This Act establishes new requirements for the Federal Protective Service to improve oversight, performance accountability, and shift tracking for private security guards protecting federal facilities.
Mike Kennedy
Representative
UT-3
The Personnel Oversight and Shift Tracking Act of 2025 (POST Act) mandates significant improvements to how federal agencies monitor contract security guards protecting federal buildings. This legislation requires standardized covert testing, mandatory retraining after failures, and modernization of personnel shift tracking systems. The goal is to enhance accountability, improve guard performance, and ensure transparent communication regarding security staffing levels to building tenants.
| Party | Total Votes | Yes | No | Did Not Vote |
|---|---|---|---|---|
Republican | 218 | 206 | 0 | 12 |
Democrat | 212 | 196 | 0 | 16 |
The Personnel Oversight and Shift Tracking Act of 2025 (POST Act) is essentially a major performance review for the private security guards hired to protect federal buildings. This bill mandates that the Federal Protective Service (FPS) tighten up its oversight within the next year, focusing on making sure these contract guards are actually doing the job they are paid for.
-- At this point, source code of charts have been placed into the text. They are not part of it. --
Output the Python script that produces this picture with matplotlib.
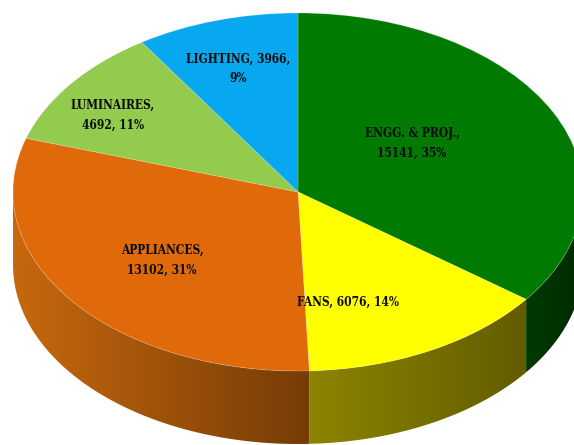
import numpy as np
import matplotlib
matplotlib.use("Agg")
import matplotlib.pyplot as plt
from matplotlib.patches import Wedge, Polygon
from matplotlib.transforms import Affine2D
from matplotlib.colors import LinearSegmentedColormap

categories = ["ENGG. & PROJ.", "FANS", "APPLIANCES", "LUMINAIRES", "LIGHTING"]
values = [15141, 6076, 13102, 4692, 3966]
percents = [35, 14, 31, 11, 9]

top_colors = ["#007A00", "#FFFF00", "#E0690A", "#92CB4E", "#08A8F0"]
# left and right shade of the rim under each slice
wall_colors = [("#003A00", "#002A00"), ("#8C8500", "#625C00"), ("#C8680E", "#763C06"), None, None]

# where each label sits and where it wraps
label_pos = [(412, 143), (348, 302), (162, 260), (113, 115), (238, 69)]
label_fmt = ["{c},\n{v}, {p}%", "{c}, {v}, {p}%", "{c},\n{v}, {p}%", "{c},\n{v}, {p}%", "{c}, {v},\n{p}%"]

cx, cy = 298, 192
rx, ry = 285, 179
depth = 73

fig = plt.figure(figsize=(5.74, 4.45), dpi=100)
ax = fig.add_axes([0, 0, 1, 1])
ax.set_xlim(0, 574)
ax.set_ylim(445, 0)
ax.axis("off")

# angles run clockwise from 12 o'clock
edges = np.concatenate([[0], np.cumsum(values)]) / np.sum(values) * 360.0

def rim(theta):
    t = np.radians(theta)
    return cx + rx * np.sin(t), cy - ry * np.cos(t)

# side wall first, only the front half of the disc is visible
for i in range(len(values)):
    if wall_colors[i] is None:
        continue
    start = max(edges[i], 90)
    stop = min(edges[i + 1], 270)
    t = np.linspace(start, stop, 120)
    x, y = rim(t)
    pts = np.vstack([np.column_stack([x, y]), np.column_stack([x[::-1], y[::-1] + depth])])
    poly = Polygon(pts, closed=True, facecolor="none", edgecolor="none", transform=ax.transData)
    ax.add_patch(poly)
    cmap = LinearSegmentedColormap.from_list("wall%d" % i, wall_colors[i])
    grad = np.linspace(0, 1, 256).reshape(1, -1)
    im = ax.imshow(grad, cmap=cmap, aspect="auto", interpolation="bilinear",
                   extent=(x.min(), x.max(), y.max() + depth, y.min()), zorder=1)
    im.set_clip_path(poly)

ax.set_xlim(0, 574)
ax.set_ylim(445, 0)

# flat top of the pie, a unit circle squashed into an ellipse
squash = Affine2D().scale(rx, -ry).translate(cx, cy) + ax.transData
for i in range(len(values)):
    w = Wedge((0, 0), 1, 90 - edges[i + 1], 90 - edges[i], facecolor=top_colors[i],
              edgecolor="#ffffff30", linewidth=0.7, transform=squash, zorder=2)
    ax.add_patch(w)

for i in range(len(values)):
    txt = label_fmt[i].format(c=categories[i], v=values[i], p=percents[i])
    ax.text(label_pos[i][0], label_pos[i][1], txt, ha="center", va="center", fontsize=8.6,
            family="DejaVu Serif", stretch="condensed", weight="bold", color="#0a0a0a",
            linespacing=1.7, zorder=3)

fig.savefig("out.png", dpi=100)
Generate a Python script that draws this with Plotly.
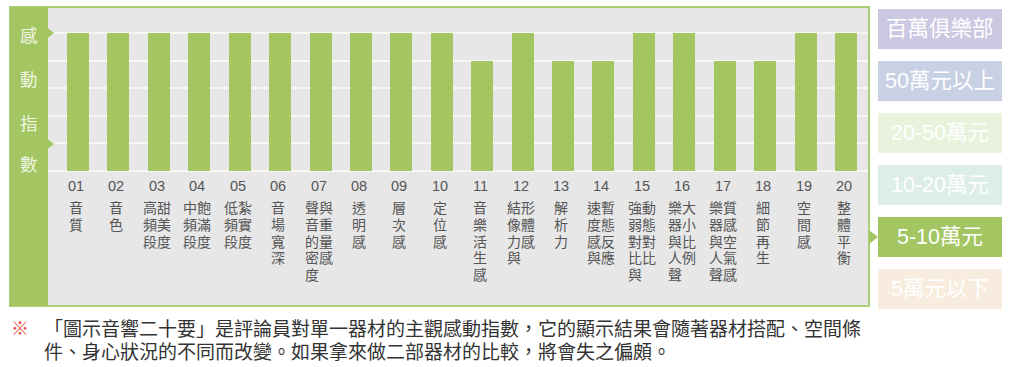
import plotly.graph_objects as go

# ---------------- data ----------------
categories = ["01", "02", "03", "04", "05", "06", "07", "08", "09", "10",
              "11", "12", "13", "14", "15", "16", "17", "18", "19", "20"]
values = [5, 5, 5, 5, 5, 5, 5, 5, 5, 5,
          4, 5, 4, 4, 5, 5, 4, 4, 5, 5]
# item names, rows separated by "|" (rows as printed under each bar)
item_names = ["音|質", "音|色", "高甜|頻美|段度", "中飽|頻滿|段度", "低紮|頻實|段度",
              "音|場|寬|深", "聲與|音重|的量|密感|度　", "透|明|感", "層|次|感", "定|位|感",
              "音|樂|活|生|感", "結形|像體|力感|與　", "解|析|力", "速暫|度態|感反|與應",
              "強動|弱態|對對|比比|與　", "樂大|器小|與比|人例|聲　", "樂質|器感|與空|人氣|聲感",
              "細|節|再|生", "空|間|感", "整|體|平|衡"]
axis_title_chars = ["感", "動", "指", "數"]
tiers = ["百萬俱樂部", "50萬元以上", "20-50萬元", "10-20萬元", "5-10萬元", "5萬元以下"]
tier_colors = ["#cbc9e2", "#c8d0e4", "#e9f2dc", "#ddeee8", "#a3c662", "#f7ecdd"]
active_tier = "5-10萬元"
note_mark = "※"
note_lines = ["「圖示音響二十要」是評論員對單一器材的主觀感動指數，它的顯示結果會隨著器材搭配、空間條",
              "件、身心狀況的不同而改變。如果拿來做二部器材的比較，將會失之偏頗。"]

# ---------------- layout helpers ----------------
W, H = 1024, 367
def fx(x):
    return x / W
def fy(y):
    return 1 - y / H

GREEN = "#a3c662"
GREY = "#e7e7e8"
CJK = "Noto Sans CJK TC"

# plot area in pixels
PX0, PX1, PY0, PY1 = 48, 868, 9, 171
first_center, pitch = 78.0, 40.42
x_range = [(PX0 - first_center) / pitch, (PX1 - first_center) / pitch]
y_max = 5.87

fig = go.Figure()
fig.add_trace(go.Bar(x=categories, y=values, marker_color=GREEN,
                     marker_line_width=0, width=0.545, hoverinfo="skip"))

shapes = []
# panel background
shapes.append(dict(type="rect", xref="paper", yref="paper",
                   x0=fx(10), x1=fx(869), y0=fy(306), y1=fy(7),
                   fillcolor=GREY, line=dict(color="#abcf75", width=2), layer="below"))
# left green band
shapes.append(dict(type="rect", xref="paper", yref="paper",
                   x0=fx(10), x1=fx(48), y0=fy(306), y1=fy(7),
                   fillcolor=GREEN, line=dict(width=0), layer="above"))
# notches
for yc in (33, 144):
    shapes.append(dict(type="path", xref="paper", yref="paper",
                       path=f"M {fx(47.5)},{fy(yc-5)} L {fx(54)},{fy(yc)} L {fx(47.5)},{fy(yc+5)} Z",
                       fillcolor=GREEN, line=dict(width=0), layer="above"))
# legend boxes
box_top0, box_step, box_h = 9, 52, 40
annotations = []
for i, (t, c) in enumerate(zip(tiers, tier_colors)):
    top = box_top0 + i * box_step
    shapes.append(dict(type="rect", xref="paper", yref="paper",
                       x0=fx(878), x1=fx(1002), y0=fy(top + box_h), y1=fy(top),
                       fillcolor=c, line=dict(width=0), layer="below"))
    annotations.append(dict(x=fx(940), y=fy(top + box_h / 2), xref="paper", yref="paper",
                            text=t, showarrow=False, xanchor="center", yanchor="middle",
                            font=dict(family="Liberation Sans, " + CJK, size=21.5, color="#ffffff")))
    if t == active_tier:
        yc = top + box_h / 2
        shapes.append(dict(type="path", xref="paper", yref="paper",
                           path=f"M {fx(869)},{fy(yc-7)} L {fx(878)},{fy(yc)} L {fx(869)},{fy(yc+7)} Z",
                           fillcolor=GREEN, line=dict(width=0), layer="above"))

# vertical axis title in the green band
for ch, yc in zip(axis_title_chars, (35, 78, 122, 163)):
    annotations.append(dict(x=fx(29), y=fy(yc), xref="paper", yref="paper", text=ch,
                            showarrow=False, xanchor="center", yanchor="middle",
                            font=dict(family=CJK, size=17.5, color="#eef6e2")))

# category numbers and names (x given as category index on the category axis)
for idx, (cat, name) in enumerate(zip(categories, item_names)):
    annotations.append(dict(x=idx, y=fy(186), xref="x", yref="paper", text=cat,
                            showarrow=False, xanchor="center", yanchor="middle", xshift=-2,
                            font=dict(family="Liberation Sans", size=14.5, color="#555555")))
    for k, row in enumerate(name.split("|")):
        annotations.append(dict(x=idx, y=fy(207 + 16.8 * k), xref="x", yref="paper", text=row,
                                showarrow=False, xanchor="center", yanchor="middle", xshift=-2,
                                font=dict(family=CJK, size=14, color="#555555")))

# note
annotations.append(dict(x=fx(20), y=fy(327), xref="paper", yref="paper", text=note_mark,
                        showarrow=False, xanchor="center", yanchor="middle",
                        font=dict(family=CJK, size=18, color="#e04a40")))
for k, line in enumerate(note_lines):
    annotations.append(dict(x=fx(42), y=fy(327 + 23.5 * k), xref="paper", yref="paper", text=line,
                            showarrow=False, xanchor="left", yanchor="middle",
                            font=dict(family=CJK, size=19, color="#333333")))

fig.update_layout(
    width=W, height=H, margin=dict(l=0, r=0, t=0, b=0),
    paper_bgcolor="#ffffff", plot_bgcolor="rgba(0,0,0,0)",
    showlegend=False, bargap=0,
    xaxis=dict(domain=[fx(PX0), fx(PX1)], range=x_range, type="category",
               categoryorder="array", categoryarray=categories,
               showticklabels=False, showgrid=False, zeroline=False, showline=False, ticks=""),
    yaxis=dict(domain=[fy(PY1), fy(PY0)], range=[0, y_max], dtick=1,
               showticklabels=False, showgrid=True, gridcolor="#f7f9f1", gridwidth=2,
               zeroline=True, zerolinecolor="#f7f9f1", zerolinewidth=2, showline=False, ticks=""),
    shapes=shapes, annotations=annotations,
)

fig.write_html("out.html", config={"displayModeBar": False},
               post_script="document.body.style.margin='0px';")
Section 2 of the POST Act is where the rubber meets the road on accountability. It requires the FPS Director to standardize data collection from "covert tests"—think of these as secret shopper exercises where someone tests the security guards’ vigilance. Starting soon, the FPS must not only conduct these tests but also standardize how they record why a guard failed and what specific security weaknesses were exposed. For you, the taxpayer and potential visitor to a federal building, this means the security protecting government facilities should become more data-driven and effective, moving beyond simple box-checking. The FPS must review this covert testing data every quarter to spot patterns and fix systemic issues, rather than just treating each failure as a one-off problem.
If a contract guard fails one of these covert tests, the bill mandates that the security company provide specific, mandatory training aimed at correcting that exact failure. The FPS Director then gets to play quality control, reviewing the company’s training plan to ensure it’s "good enough to prevent future failures." This is a significant change: it puts the FPS in the driver's seat regarding contractor performance and training, forcing security companies to invest in targeted improvement rather than generic refresher courses. While this should boost security, it also means security companies face a new layer of scrutiny and cost, which could eventually filter down to contract pricing.
Section 3 addresses a common operational headache: knowing who is supposed to be where. The FPS Director has 180 days to evaluate the current system used to track contract security staff availability. They then have to decide whether to replace the old system entirely or fix it up. The goal is to create a reliable system that can quickly and accurately notify building tenants—the people who actually work in or manage these federal facilities—whenever there is a shortage of security staff or a gap in coverage. For building managers and agency staff, this means better transparency and less guessing about who is protecting the building, allowing them to adjust their own security protocols when necessary.
Finally, Section 4 includes a "savings clause" that clarifies a key point: none of this new oversight changes the employment status of the contract guards. Even with all the new rules, mandatory training, and performance tracking, these individuals remain contractors under the Department of Homeland Security (DHS) and are not reclassified as federal employees. This provision is important because it maintains the existing contracting structure while still demanding higher performance standards.